The Taylorville appeal is based on a Supreme Court ruling in April that carbon dioxide is a pollutant that can be regulated under the federal Clean Air Act.

The plant would emit up to 300 tons of sulfur dioxide a year and 629 tons of nitrogen oxides. Those are seemingly big numbers, but tiny compared with 19,000 tons of sulfur dioxide and 10,000 tons of nitrogen oxides, respectively, for a coal-fired plant of the same size using older technology.

"This is radically lower," Thompson said. "This technology has the potential to literally take those air pollution issues off the table for the power sector. And that's something I don't think the framers of the Clean Air Act could have envisioned in 1970."
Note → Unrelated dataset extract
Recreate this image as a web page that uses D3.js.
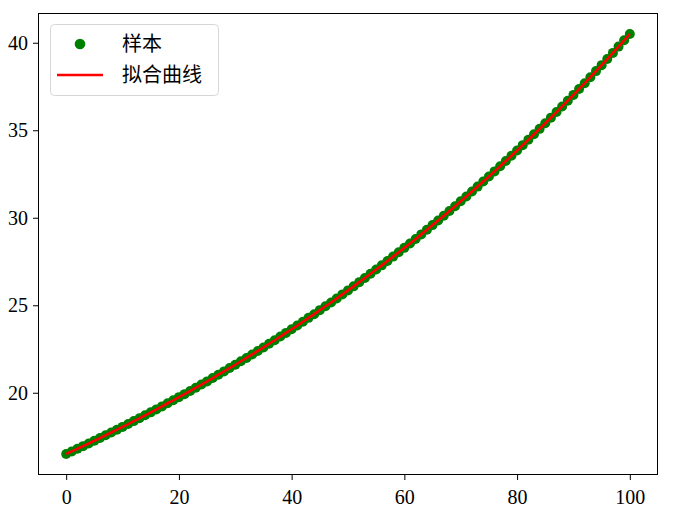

Just as importantly, stopping Taylorville would have a chilling effect on other projects where developers face a decision on whether to spend extra money and assume more technological risk to construct a next-generation plant able to reduce carbon dioxide, he said.

"They're looking around and wondering, 'Hell, why would I do that? If I propose a dirty old coal plant they'll sue me, and if I propose one that actually helps solve global warming they'll sue me. I think they (Sierra Club) haven't thought through that unintended consequence."

The Taylorville project was conceived by a startup company founded by three former Louisville Gas & Electric executives. Tenaska, based in Omaha, Neb., bought a 50 percent stake in the project last summer, has an option to buy the rest and now serves as managing partner.

Construction of the plant could begin next spring, and it could start producing electricity by 2012.


Betting on technology

The plant would be capable of generating 630 megawatts of electricity — enough to light about 630,000 homes. It would use about 1.5 million tons of coal a year. But instead of burning the sooty, black fuel, the coal would be converted to a synthetic gas before combustion, enabling many of the pollutants to be stripped out, not vented through a smokestack.

Tenaska is making a strategic bet that the technology will play an important role in the future in electric generation, said W.W. "Bill" Braudt Jr., Tenaska's general manager of business development.

The company expects to profit from selling electricity from Taylorville and being among the first to build and run a commercial-scale plant using the technology. Tenaska sees carbon regulation coming soon, and if that happens the technology would offer a significant advantage over other coal-fired plants.

For now, though, eliminating most carbon dioxide emissions isn't feasible when other power plant owners aren't required to do the same. "To take a single project and say you will (limit carbon dioxide) but nobody else has to is the death-knell of economics," Braudt said.

Tenaska and others believe the first generation of Taylorville-type plants will have a significant role in reducing greenhouse gas emissions by demonstrating the feasibility of permanently storing carbon dioxide underground.

"A carbon-neutral power sector is the ultimate goal, but steps are required to get there," said Sasha Mackler, associate technical director for the National Commission on Energy Policy, a bipartisan group of energy experts.

Taylorville, specifically, can play a role in proving how carbon can be permanently stored, the plant's backers say. One option is pumping it into Illinois oil fields to boost petroleum production. Another involves injecting it thousands of feet beneath the surface into saline aquifers, where it's trapped in pinhole-size pores in rock formations.

Rejecting coal altogether isn't an answer, Thompson said.

"Global warming is the most complex, difficult challenge that the environmental movement will ever face, and it isn't going to be solved with slogans on a bumper sticker," he said.